Water Treatment Units
Project Description
Treating or purifying water is one of the most necessary basic needs for societies. Most countries use a system of collection sewers, pumping stations, and other treatment plants. Wastewater from homes, businesses, and many industries, are collected by sewers and delivered to plants for treatment. Most treatment plants were built to clean wastewater for discharge into streams or other receiving waters, or for reuse.
Many years ago, sewage was dumped into waterways, and a natural process of purification began. The volume of clean water diluted the wastewater. Small organisms in the water consumed the sewage turning it into new bacterial cells, carbon dioxide and other products.
Clean drinking water is one of the basic needs of mankind to survive. Yet while modern civilization has the benefit of sewers, huge water facilities and filtration systems, there are many people in Nigeria and the world that still do not have access to clean water. Harvard Petroleum will make it our mission to help those in need.
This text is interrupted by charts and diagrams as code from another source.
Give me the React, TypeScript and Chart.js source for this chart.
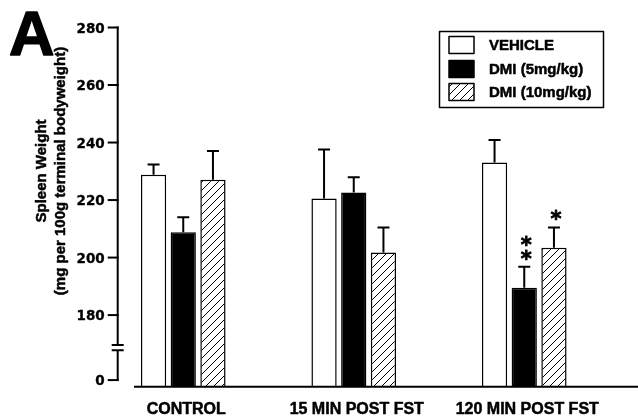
import React, { useEffect, useRef } from "react";
import { Chart, registerables } from "chart.js";

Chart.register(...registerables);

// ---- data ----
const categories = ["CONTROL", "15 MIN POST FST", "120 MIN POST FST"];
const seriesNames = ["VEHICLE", "DMI (5mg/kg)", "DMI (10mg/kg)"];
const vehicle = [228.8, 220.5, 233.1];
const vehicleErr = [3.6, 17.1, 7.8];
const dmi5 = [208.8, 222.6, 189.5];
const dmi5Err = [5.2, 5.3, 7.3];
const dmi10 = [227.1, 201.8, 203.4];
const dmi10Err = [10.0, 8.7, 7.1];
const vehicleSig = ["", "", ""];
const dmi5Sig = ["", "", "**"];
const dmi10Sig = ["", "", "*"];
const yTickValues = [0, 180, 200, 220, 240, 260, 280];
const panelLabel = "A";
const yTitleLines = ["Spleen Weight", "(mg per 100g terminal bodyweight)"];

// ---- broken axis geometry (scale units) ----
const Y_MAX = 280;
const Y_MIN = 155.1; // baseline of the bars
const ZERO_AT = 157.4; // where "0" is drawn below the break
const BREAK_HI = 169.6;
const BREAK_LO = 167.8;

const FONT = '"Liberation Sans", Arial, Helvetica, sans-serif';
const WIDE = '"DejaVu Sans", "Liberation Sans", sans-serif';

function makeHatch(): CanvasPattern | string {
  const c = document.createElement("canvas");
  c.width = 8;
  c.height = 8;
  const g = c.getContext("2d");
  if (!g) return "#fff";
  g.fillStyle = "#fff";
  g.fillRect(0, 0, 8, 8);
  g.strokeStyle = "#000";
  g.lineWidth = 1;
  g.beginPath();
  g.moveTo(0, 8);
  g.lineTo(8, 0);
  g.moveTo(-2, 2);
  g.lineTo(2, -2);
  g.moveTo(6, 10);
  g.lineTo(10, 6);
  g.stroke();
  return g.createPattern(c, "repeat") || "#fff";
}

const errorSets = [vehicleErr, dmi5Err, dmi10Err];
const sigSets = [vehicleSig, dmi5Sig, dmi10Sig];

function heavyText(ctx: CanvasRenderingContext2D, s: string, x: number, y: number, w = 0.5) {
  ctx.fillText(s, x, y);
  if (w > 0) {
    ctx.lineWidth = w;
    ctx.strokeText(s, x, y);
  }
}

const decorPlugin = {
  id: "decor",
  afterDatasetsDraw(chart: any) {
    const ctx: CanvasRenderingContext2D = chart.ctx;
    const ys = chart.scales.y;
    const xs = chart.scales.x;
    ctx.save();
    ctx.strokeStyle = "#000";
    ctx.fillStyle = "#000";
    ctx.lineCap = "butt";
    ctx.lineJoin = "round";

    // error bars + significance
    chart.data.datasets.forEach((ds: any, di: number) => {
      const meta = chart.getDatasetMeta(di);
      meta.data.forEach((bar: any, i: number) => {
        const v = ds.data[i];
        const top = ys.getPixelForValue(v + errorSets[di][i]);
        ctx.lineWidth = 2;
        ctx.beginPath();
        ctx.moveTo(bar.x, bar.y);
        ctx.lineTo(bar.x, top);
        ctx.moveTo(bar.x - 6, top);
        ctx.lineTo(bar.x + 6, top);
        ctx.stroke();
        const sig = sigSets[di][i];
        if (sig) {
          ctx.font = `bold 21px ${WIDE}`;
          ctx.textAlign = "center";
          ctx.textBaseline = "alphabetic";
          const m = ctx.measureText("*");
          const a = m.actualBoundingBoxAscent;
          const d = m.actualBoundingBoxDescent;
          for (let k = 0; k < sig.length; k++) {
            const cy = top - 12 - k * 14;
            heavyText(ctx, "*", bar.x + 2, cy - (d - a) / 2, 0.8);
          }
        }
      });
    });

    // x axis line
    const baseY = ys.getPixelForValue(Y_MIN);
    ctx.lineWidth = 2;
    ctx.beginPath();
    ctx.moveTo(134, baseY);
    ctx.lineTo(chart.width, baseY);
    ctx.stroke();

    // y axis with break
    const AX = 117.7;
    const pTop = ys.getPixelForValue(Y_MAX);
    const pZero = ys.getPixelForValue(ZERO_AT);
    const pBh = ys.getPixelForValue(BREAK_HI);
    const pBl = ys.getPixelForValue(BREAK_LO);
    ctx.lineWidth = 2;
    ctx.beginPath();
    ctx.moveTo(AX, pTop - 1);
    ctx.lineTo(AX, pBh);
    ctx.moveTo(AX, pBl);
    ctx.lineTo(AX, pZero + 1);
    ctx.moveTo(AX - 6, pBh);
    ctx.lineTo(AX + 6, pBh);
    ctx.moveTo(AX - 6, pBl);
    ctx.lineTo(AX + 6, pBl);
    ctx.stroke();

    ctx.font = `bold 13.5px ${WIDE}`;
    ctx.textAlign = "right";
    ctx.textBaseline = "middle";
    yTickValues.forEach((t) => {
      const py = ys.getPixelForValue(t === 0 ? ZERO_AT : t);
      ctx.lineWidth = 2;
      ctx.beginPath();
      ctx.moveTo(AX - 10, py);
      ctx.lineTo(AX + 1, py);
      ctx.stroke();
      heavyText(ctx, String(t), AX - 13, py + 1.5, 0.3);
    });

    // x labels
    ctx.font = `bold 16px ${FONT}`;
    ctx.textAlign = "center";
    ctx.textBaseline = "middle";
    categories.forEach((c, i) => {
      heavyText(ctx, c, xs.getPixelForValue(i) + 3, 409.5, 0.5);
    });

    // y title
    ctx.font = `bold 15px ${FONT}`;
    ctx.textAlign = "center";
    ctx.textBaseline = "middle";
    const titleX = [42, 61];
    yTitleLines.forEach((line, i) => {
      ctx.save();
      ctx.translate(titleX[i], 171);
      ctx.rotate(-Math.PI / 2);
      heavyText(ctx, line, 0, 0, 0.5);
      ctx.restore();
    });

    // panel label
    ctx.font = `bold 63px ${FONT}`;
    ctx.textAlign = "left";
    ctx.textBaseline = "alphabetic";
    heavyText(ctx, panelLabel, 9, 55, 1.5);

    // legend
    ctx.lineWidth = 1.5;
    ctx.strokeRect(439.5, 31.5, 164, 76);
    const rowY = [45, 69, 92];
    ctx.font = `bold 15px ${FONT}`;
    ctx.textAlign = "left";
    ctx.textBaseline = "middle";
    chart.data.datasets.forEach((ds: any, di: number) => {
      ctx.fillStyle = ds.backgroundColor;
      ctx.fillRect(449, rowY[di] - 8.5, 25, 17);
      ctx.strokeStyle = "#000";
      ctx.lineWidth = 1.5;
      ctx.strokeRect(449, rowY[di] - 8.5, 25, 17);
      ctx.fillStyle = "#000";
      heavyText(ctx, ds.label, 489, rowY[di] + 1, 0.5);
    });

    ctx.restore();
  },
};

export default function App() {
  const ref = useRef<HTMLCanvasElement | null>(null);

  useEffect(() => {
    document.body.style.margin = "0";
    const canvas = ref.current;
    if (!canvas) return;
    const hatch = makeHatch();
    const common = {
      borderColor: "#000",
      borderWidth: 1.5,
      borderSkipped: "start" as const,
      base: Y_MIN,
      categoryPercentage: 0.5226,
      barPercentage: 0.85,
    };
    const chart = new Chart(canvas, {
      type: "bar",
      data: {
        labels: categories,
        datasets: [
          { label: seriesNames[0], data: vehicle, backgroundColor: "#ffffff", ...common },
          { label: seriesNames[1], data: dmi5, backgroundColor: "#000000", ...common },
          { label: seriesNames[2], data: dmi10, backgroundColor: hatch as any, ...common },
        ],
      },
      options: {
        responsive: false,
        animation: false,
        devicePixelRatio: 1,
        layout: { padding: { left: 98, right: 28.5, top: 27.5, bottom: 32.3 } },
        plugins: { legend: { display: false }, tooltip: { enabled: false }, title: { display: false } },
        scales: {
          x: { type: "category", display: false, offset: true },
          y: { type: "linear", display: false, min: Y_MIN, max: Y_MAX },
        },
      },
      plugins: [decorPlugin],
    });
    return () => chart.destroy();
  }, []);

  return <canvas ref={ref} width={638} height={419} style={{ display: "block" }} />;
}
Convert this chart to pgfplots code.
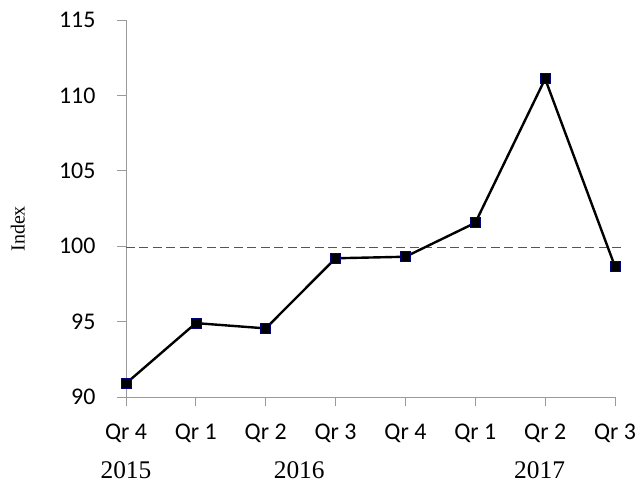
\documentclass[border=0pt]{standalone}
\usepackage{pgfplots}
\pgfplotsset{compat=1.18}
\usepackage{fontspec}
\setmainfont{Liberation Serif}
\newfontfamily\calibri{Carlito}
\definecolor{axgray}{HTML}{9A9A9A}
\definecolor{dashgray}{HTML}{555555}
\definecolor{navy}{HTML}{000080}
\begin{document}
\begin{tikzpicture}
\begin{axis}[
  scale only axis, width=489bp, height=377bp,
  xmin=0, xmax=7, ymin=90, ymax=115,
  axis x line*=bottom, axis y line*=left,
  xtick={0,1,2,3,4,5,6,7},
  xticklabels={Qr 4, Qr 1, Qr 2, Qr 3, Qr 4, Qr 1, Qr 2, Qr 3},
  ytick={90,95,100,105,110,115},
  tick align=outside, major tick length=9bp,
  axis line style={draw=axgray, line width=0.9bp},
  tick style={draw=axgray, line width=0.9bp},
  ticklabel style={font=\calibri\fontsize{24}{27}\selectfont},
  yticklabel style={xshift=-18bp},
  xticklabel style={yshift=-14bp},
  /pgf/number format/assume math mode=true,
  clip=false,
]
\addplot[dashgray, line width=1.3bp, dash pattern=on 9bp off 4.5bp] coordinates {(0,99.9) (7.12,99.9)};
\addplot[black, line width=2.4bp, mark=square*, mark size=5bp,
  mark options={solid, fill=black, draw=navy, line width=0.7bp}] coordinates {
  (0,90.9) (1,94.9) (2,94.55) (3,99.2) (4,99.3) (5,101.55) (6,111.1) (7,98.65)};
\node[rotate=90, font=\fontsize{20}{24}\selectfont] at (rel axis cs:-0.221,0.446) {Index};
\node[anchor=base, inner sep=0pt, yshift=-81bp, font=\fontsize{25.5}{28}\selectfont] at (axis cs:0,90) {2015};
\node[anchor=base, inner sep=0pt, yshift=-81bp, font=\fontsize{25.5}{28}\selectfont] at (axis cs:2.48,90) {2016};
\node[anchor=base, inner sep=0pt, yshift=-81bp, font=\fontsize{25.5}{28}\selectfont] at (axis cs:5.92,90) {2017};
\coordinate (bl) at (rel axis cs:0,0);
\coordinate (tr) at (rel axis cs:1,1);
\end{axis}
\pgfresetboundingbox
\path[use as bounding box] ([xshift=-126bp,yshift=-87bp]bl) rectangle ([xshift=26bp,yshift=20bp]tr);
\end{tikzpicture}
\end{document}
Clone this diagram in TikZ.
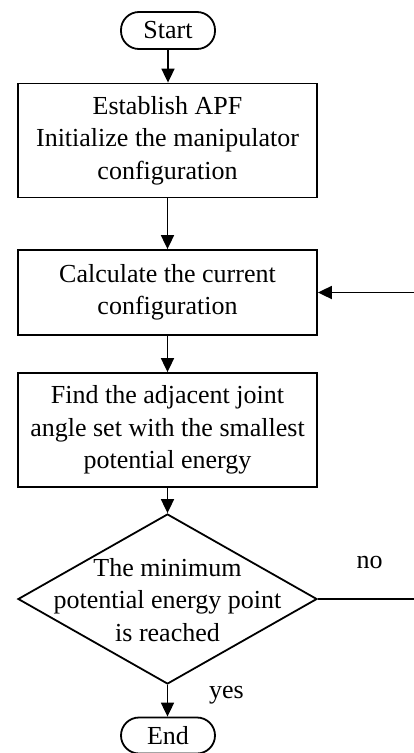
\documentclass[tikz,border=0pt]{standalone}
\usepackage{fontspec}
\setmainfont{Liberation Serif}
\usetikzlibrary{arrows.meta,shapes.geometric}
\begin{document}
\begin{tikzpicture}[x=1pt,y=-1pt,
  every node/.style={font=\fontsize{26}{32.5}\selectfont},
  procbox/.style={draw, line width=1.8pt, minimum width=299pt, align=center, inner sep=0pt},
  termbox/.style={draw, line width=1.8pt, rounded corners=18pt, minimum width=94pt, inner sep=0pt},
  flow/.style={line width=1.8pt, -{Triangle[length=14pt,width=13pt]}},
  plain/.style={line width=1.8pt}]
\useasboundingbox (0,0) rectangle (414,753);
\node[termbox, minimum height=37pt] (start) at (168,30.5) {Start};
\node[procbox, minimum height=114pt] (b1) at (167.5,140.5) {Establish APF\\Initialize the manipulator\\configuration};
\node[procbox, minimum height=85pt] (b2) at (167.5,292.5) {Calculate the current\\configuration};
\node[procbox, minimum height=114pt] (b3) at (167.5,430) {Find the adjacent joint\\angle set with the smallest\\potential energy};
\node[diamond, draw, line width=1.8pt, minimum width=299pt, minimum height=170pt, inner sep=0pt] (d) at (167.5,599) {};
\node[align=center, inner sep=0pt] (dtext) at (167.5,600) {The minimum\\potential energy point\\is reached};
\node[termbox, minimum height=36pt] (end) at (168,735.5) {End};
\node[anchor=base, inner sep=0pt] (no) at (369.5,568) {no};
\node[anchor=base, inner sep=0pt] (yes) at (226.5,698) {yes};
\coordinate (rt) at (414,292.5);
\coordinate (rb) at (414,599);
\draw[flow] (start.south) -- (start.south |- b1.north);
\draw[flow] (b1) -- (b2);
\draw[flow] (b2) -- (b3);
\draw[flow] (b3) -- (d);
\draw[flow] (d.south) -- (d.south |- end.north);
\draw[plain] (d.east) -- (rb);
\draw[flow] (rt) -- (b2.east);
\end{tikzpicture}
\end{document}
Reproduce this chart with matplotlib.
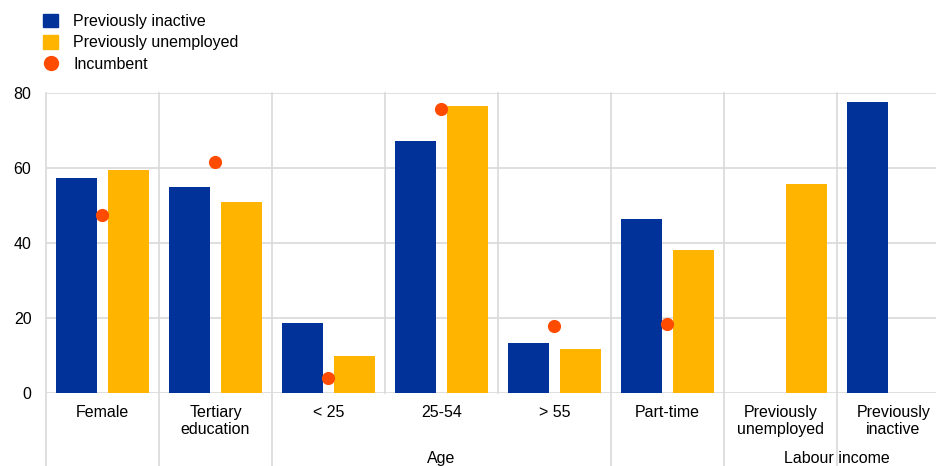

Solid waste are minute particles that can be removed from sewage in sedimentation tanks. When the flow through one of these tanks slows, the suspended solids will sink to the bottom, where they form a mass of solids called raw primary biosolids (sludge). It requires pumps to remove biosolids from tanks, after which it may be further treated for use as a fertilizer or dumped in a land fill or incinerated. Unfortunately, primary treatment alone has not been able to meet the demands for higher water quality. Many cities and industries are using advanced treatment to remove nutrients and other contaminants.
With increased populations causing a greater volume of domestic and industrial wastewater the water treatment requirements are more demanding. The function of wastewater treatment is to accelerate the natural processes by which water is purified.
Through new technological advancements, we have water purification facilities today that are streamlined, portable and mobile. These modular systems can transform raw sewage into pure drinking water, free from contaminants and bacteria. One small unit can clean river water for an entire village of 100 to 1,000 individuals. And it can easily be brought to the most remote areas in a country that have no access to modern technology.
Harvard Petroleum is dedicated to helping the Nigerian people, villages and tribes, in the remote parts of the country, as well as cities where clean running water is hard to come by. Through corporate profits from petroleum sales, Harvard Petroleum will help to fund the acquisition of these water treatment facilities from the US and bring them to Nigeria.
- Primary water treatment not sufficient to meet the needs.
- Increased population, requirements are greater for water treatment. .
- Portable, mobile water treatment units may be the answer.
- One water purification unit can clean that of an entire village.
- One unit can be mobilized to remote villages and save thousands of lives .
- Harvard Petroleum will invest in advanced technology.
Current methods of water purification for large scale communities in Nigeria are working but the growing population and demands from the communities are not enough. Nigeria needs newer more efficient methods to reach everyone.
Overall Progress
The newest technology of modular water purification units may be the solution for Africa's current and future needs.